Mafia II can be a very good game, but strictly for mature gamers who recognize this as interactive fiction. Older gamers who are looking for a gripping Grand Theft Auto-style mob story won’t be disappointed with this ambitious, gratifying, and stylized shooter. Mafia II is a big game: The fictitious Empire Bay (based on New York City and San Francisco) boasts 10 square miles of virtual landscape to explore, all rendered in high-definition. Mid-20th century architecture, cars, fashion, music, and advertising are all authentically reproduced. Equally as impressive is the lack of load times and nearly two hours of in-game cinematics (with characters that, while sometimes over the top, are well-acted). You can also go out on your own and walk or drive around this bustling city. Downloadable add-on missions extend the gameplay further. Despite its controversial subject, Mafia II is a thoughtfully-designed and well-"executed" adventure. Note: All three versions of the game are the same, except for downloadable mission packs.

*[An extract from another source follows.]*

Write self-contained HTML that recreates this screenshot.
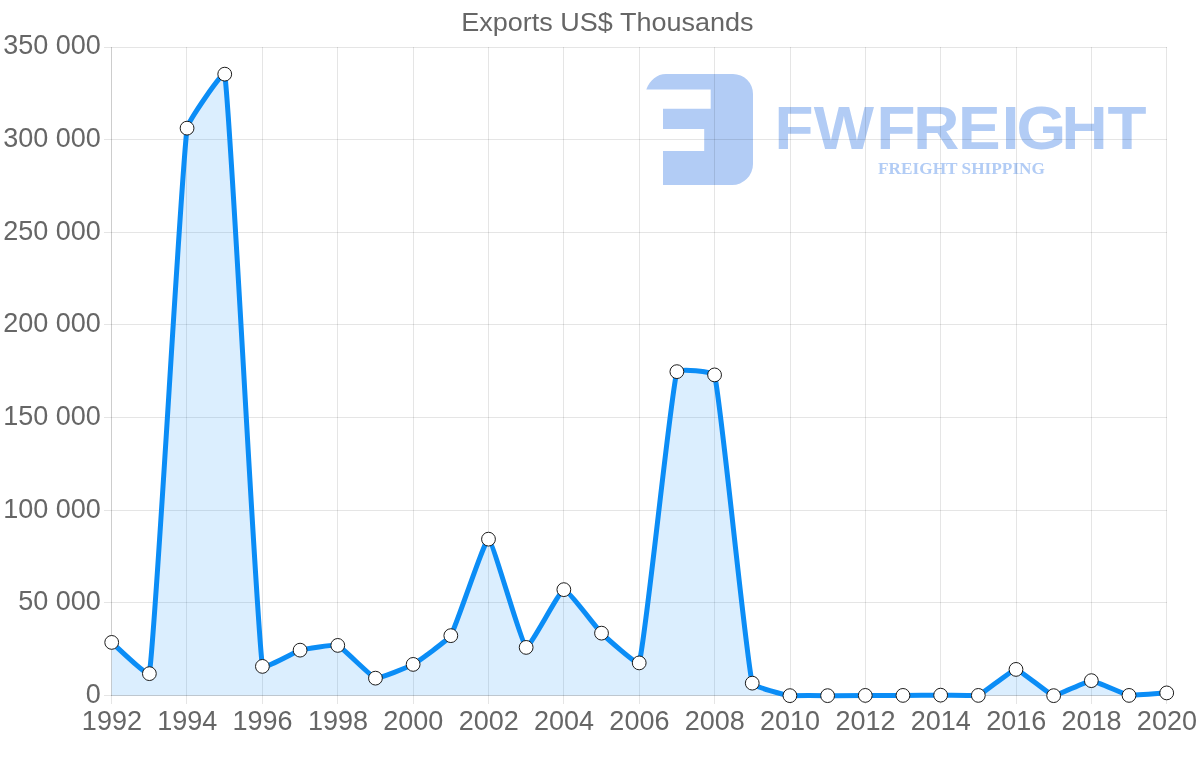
<!DOCTYPE html>
<html lang="en"><head><meta charset="utf-8"><title>Exports US$ Thousands</title>
<style>
html,body{margin:0;padding:0;background:#fff}
body{width:1200px;height:763px;overflow:hidden}
svg{display:block}
text{font-family:"Liberation Sans",Arial,Helvetica,sans-serif;fill:#666}
.wm{font-family:"Liberation Sans",Arial,sans-serif;font-weight:700;fill:#b2ccf5}
.wms{font-family:"Liberation Serif","Times New Roman",serif;font-weight:700;fill:#b2ccf5}
</style></head><body>
<svg width="1200" height="763" viewBox="0 0 1200 763">
<rect width="1200" height="763" fill="#fff"/>
<g id="wm" opacity="1">
<path fill="#b2ccf5" d="M646.3,89.4 C650,80 657,74 666,74 L733,74 A20,20 0 0 1 753,94 L753,164 A21,21 0 0 1 732,185 L663,185 L663,151 L704.2,151 L704.2,129 L663,129 L663,108.8 L710.7,108.8 L710.7,89.4 Z"/>
<text class="wm" transform="scale(1.03,1)" x="752 789.99 850.99 886.62 930.14 972.53 986.97 1030.64 1075.31" y="149.2" font-size="62">FWFREIGHT</text>
<text class="wms" x="878" y="174.3" font-size="17" textLength="167" lengthAdjust="spacingAndGlyphs">FREIGHT SHIPPING</text>
</g>
<g stroke="rgba(0,0,0,0.1)" stroke-width="1" shape-rendering="crispEdges"><line x1="103.5" y1="695.5" x2="1167" y2="695.5"/><line x1="103.5" y1="602.5" x2="1167" y2="602.5"/><line x1="103.5" y1="510.5" x2="1167" y2="510.5"/><line x1="103.5" y1="417.5" x2="1167" y2="417.5"/><line x1="103.5" y1="324.5" x2="1167" y2="324.5"/><line x1="103.5" y1="232.5" x2="1167" y2="232.5"/><line x1="103.5" y1="139.5" x2="1167" y2="139.5"/><line x1="103.5" y1="47.5" x2="1167" y2="47.5"/><line x1="111.5" y1="47" x2="111.5" y2="696"/><line x1="111" y1="695.5" x2="1167" y2="695.5"/></g>
<g stroke="rgba(0,0,0,0.1)" stroke-width="1" shape-rendering="crispEdges"><line x1="111.5" y1="47" x2="111.5" y2="703.7"/><line x1="186.5" y1="47" x2="186.5" y2="703.7"/><line x1="262.5" y1="47" x2="262.5" y2="703.7"/><line x1="337.5" y1="47" x2="337.5" y2="703.7"/><line x1="413.5" y1="47" x2="413.5" y2="703.7"/><line x1="488.5" y1="47" x2="488.5" y2="703.7"/><line x1="563.5" y1="47" x2="563.5" y2="703.7"/><line x1="639.5" y1="47" x2="639.5" y2="703.7"/><line x1="714.5" y1="47" x2="714.5" y2="703.7"/><line x1="790.5" y1="47" x2="790.5" y2="703.7"/><line x1="865.5" y1="47" x2="865.5" y2="703.7"/><line x1="940.5" y1="47" x2="940.5" y2="703.7"/><line x1="1016.5" y1="47" x2="1016.5" y2="703.7"/><line x1="1091.5" y1="47" x2="1091.5" y2="703.7"/><line x1="1166.5" y1="47" x2="1166.5" y2="703.7"/></g>
<path d="M111.7,642.4 C115.47,645.52 148.76,677.88 149.38,673.65 C156.3,626.45 180.33,181.66 187.06,128.15 C187.87,121.71 223.98,68.77 224.74,74.15 C231.52,122.6 255.37,612.53 262.41,666.4 C262.9,670.13 296.18,651.24 300.09,650.15 C303.71,649.14 334.52,644.19 337.77,645.4 C342.05,646.99 371.27,677.1 375.45,678.15 C378.81,679 409.67,666.35 413.13,664.4 C417.21,662.1 448.44,639.58 450.81,635.65 C455.98,627.06 484.91,538.59 488.49,539.15 C492.44,539.77 521.46,644.25 526.16,647.4 C528.99,649.3 559.74,590.43 563.84,589.65 C567.27,589 597.41,629.16 601.52,633.15 C604.95,636.48 638.14,666.57 639.2,662.9 C645.68,640.42 670.2,397.16 676.88,371.65 C677.74,368.36 713.74,371.52 714.56,374.9 C721.27,402.67 745.55,654.71 752.24,683.15 C753.09,686.79 786.05,695.01 789.91,695.65 C793.58,695.5 823.83,695.5 827.59,695.65 C831.36,695.5 861.5,695.41 865.27,695.4 C869.04,695.39 899.18,695.41 902.95,695.4 C906.72,695.39 936.86,695.15 940.63,695.15 C944.4,695.15 974.9,695.5 978.31,695.4 C982.44,693.99 1012.22,669.39 1015.99,669.4 C1019.76,669.41 1049.66,695.05 1053.66,695.65 C1057.2,695.5 1087.57,680.66 1091.34,680.65 C1095.11,680.64 1125.12,694.77 1129.02,695.4 C1132.66,695.5 1162.93,693.15 1166.7,692.9 L1166.7,695.5 L111.7,695.5 Z" fill="rgba(11,141,246,0.15)"/>
<path d="M111.7,642.4 C115.47,645.52 148.76,677.88 149.38,673.65 C156.3,626.45 180.33,181.66 187.06,128.15 C187.87,121.71 223.98,68.77 224.74,74.15 C231.52,122.6 255.37,612.53 262.41,666.4 C262.9,670.13 296.18,651.24 300.09,650.15 C303.71,649.14 334.52,644.19 337.77,645.4 C342.05,646.99 371.27,677.1 375.45,678.15 C378.81,679 409.67,666.35 413.13,664.4 C417.21,662.1 448.44,639.58 450.81,635.65 C455.98,627.06 484.91,538.59 488.49,539.15 C492.44,539.77 521.46,644.25 526.16,647.4 C528.99,649.3 559.74,590.43 563.84,589.65 C567.27,589 597.41,629.16 601.52,633.15 C604.95,636.48 638.14,666.57 639.2,662.9 C645.68,640.42 670.2,397.16 676.88,371.65 C677.74,368.36 713.74,371.52 714.56,374.9 C721.27,402.67 745.55,654.71 752.24,683.15 C753.09,686.79 786.05,695.01 789.91,695.65 C793.58,695.5 823.83,695.5 827.59,695.65 C831.36,695.5 861.5,695.41 865.27,695.4 C869.04,695.39 899.18,695.41 902.95,695.4 C906.72,695.39 936.86,695.15 940.63,695.15 C944.4,695.15 974.9,695.5 978.31,695.4 C982.44,693.99 1012.22,669.39 1015.99,669.4 C1019.76,669.41 1049.66,695.05 1053.66,695.65 C1057.2,695.5 1087.57,680.66 1091.34,680.65 C1095.11,680.64 1125.12,694.77 1129.02,695.4 C1132.66,695.5 1162.93,693.15 1166.7,692.9" fill="none" stroke="#0B8DF6" stroke-width="5" stroke-linejoin="miter" stroke-linecap="butt"/>
<g fill="#fff" stroke="#1c1c1c" stroke-width="1"><circle cx="111.7" cy="642.4" r="6.9"/><circle cx="149.38" cy="673.65" r="6.9"/><circle cx="187.06" cy="128.15" r="6.9"/><circle cx="224.74" cy="74.15" r="6.9"/><circle cx="262.41" cy="666.4" r="6.9"/><circle cx="300.09" cy="650.15" r="6.9"/><circle cx="337.77" cy="645.4" r="6.9"/><circle cx="375.45" cy="678.15" r="6.9"/><circle cx="413.13" cy="664.4" r="6.9"/><circle cx="450.81" cy="635.65" r="6.9"/><circle cx="488.49" cy="539.15" r="6.9"/><circle cx="526.16" cy="647.4" r="6.9"/><circle cx="563.84" cy="589.65" r="6.9"/><circle cx="601.52" cy="633.15" r="6.9"/><circle cx="639.2" cy="662.9" r="6.9"/><circle cx="676.88" cy="371.65" r="6.9"/><circle cx="714.56" cy="374.9" r="6.9"/><circle cx="752.24" cy="683.15" r="6.9"/><circle cx="789.91" cy="695.65" r="6.9"/><circle cx="827.59" cy="695.65" r="6.9"/><circle cx="865.27" cy="695.4" r="6.9"/><circle cx="902.95" cy="695.4" r="6.9"/><circle cx="940.63" cy="695.15" r="6.9"/><circle cx="978.31" cy="695.4" r="6.9"/><circle cx="1015.99" cy="669.4" r="6.9"/><circle cx="1053.66" cy="695.65" r="6.9"/><circle cx="1091.34" cy="680.65" r="6.9"/><circle cx="1129.02" cy="695.4" r="6.9"/><circle cx="1166.7" cy="692.9" r="6.9"/></g>
<text x="607.4" y="30.5" font-size="26.4" text-anchor="middle" textLength="292.4" lengthAdjust="spacingAndGlyphs" id="title">Exports US$ Thousands</text>
<text class="yl" x="100.8" y="702.7" font-size="27" text-anchor="end">0</text>
<text class="yl" x="100.8" y="609.6" font-size="27" text-anchor="end">50 000</text>
<text class="yl" x="100.8" y="517.6" font-size="27" text-anchor="end">100 000</text>
<text class="yl" x="100.8" y="424.6" font-size="27" text-anchor="end">150 000</text>
<text class="yl" x="100.8" y="331.6" font-size="27" text-anchor="end">200 000</text>
<text class="yl" x="100.8" y="239.6" font-size="27" text-anchor="end">250 000</text>
<text class="yl" x="100.8" y="146.6" font-size="27" text-anchor="end">300 000</text>
<text class="yl" x="100.8" y="53.9" font-size="27" text-anchor="end">350 000</text>
<text class="xl" x="111.9" y="729.9" font-size="27" text-anchor="middle">1992</text>
<text class="xl" x="187.26" y="729.9" font-size="27" text-anchor="middle">1994</text>
<text class="xl" x="262.61" y="729.9" font-size="27" text-anchor="middle">1996</text>
<text class="xl" x="337.97" y="729.9" font-size="27" text-anchor="middle">1998</text>
<text class="xl" x="413.33" y="729.9" font-size="27" text-anchor="middle">2000</text>
<text class="xl" x="488.69" y="729.9" font-size="27" text-anchor="middle">2002</text>
<text class="xl" x="564.04" y="729.9" font-size="27" text-anchor="middle">2004</text>
<text class="xl" x="639.4" y="729.9" font-size="27" text-anchor="middle">2006</text>
<text class="xl" x="714.76" y="729.9" font-size="27" text-anchor="middle">2008</text>
<text class="xl" x="790.11" y="729.9" font-size="27" text-anchor="middle">2010</text>
<text class="xl" x="865.47" y="729.9" font-size="27" text-anchor="middle">2012</text>
<text class="xl" x="940.83" y="729.9" font-size="27" text-anchor="middle">2014</text>
<text class="xl" x="1016.19" y="729.9" font-size="27" text-anchor="middle">2016</text>
<text class="xl" x="1091.54" y="729.9" font-size="27" text-anchor="middle">2018</text>
<text class="xl" x="1166.9" y="729.9" font-size="27" text-anchor="middle">2020</text>
</svg>
</body></html>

Online interaction: There is no multiplayer component but gamers can download new episodes online, such as "The Betrayal of Jimmy," free add-on content for PS3 gamers.
Families can talk about...
Families can talk about whether gamers want sequels. Is this sequel merely trying to keep the Grand Theft Auto-style genre alive -- and counting on the controversy to help sales -- or is this meant to be harmless fun for mature gamers who want to vicariously step into the shoes of the mob. This game is sort of an interactive version of The Sopranos or The Godfather -- does the interactiveness make it more violent than the movies or TV shows.
The game is incredibly violent and bloody, but after experiencing the over-the-top violence of games like Grand Theft Auto, are we becoming desensitized to it?
Families can also discuss the portrayal of women in the game. Females are depicted as prostitutes, strippers, or nude models; any female characters are subservient to the men in the game. How does this affect your playing experience?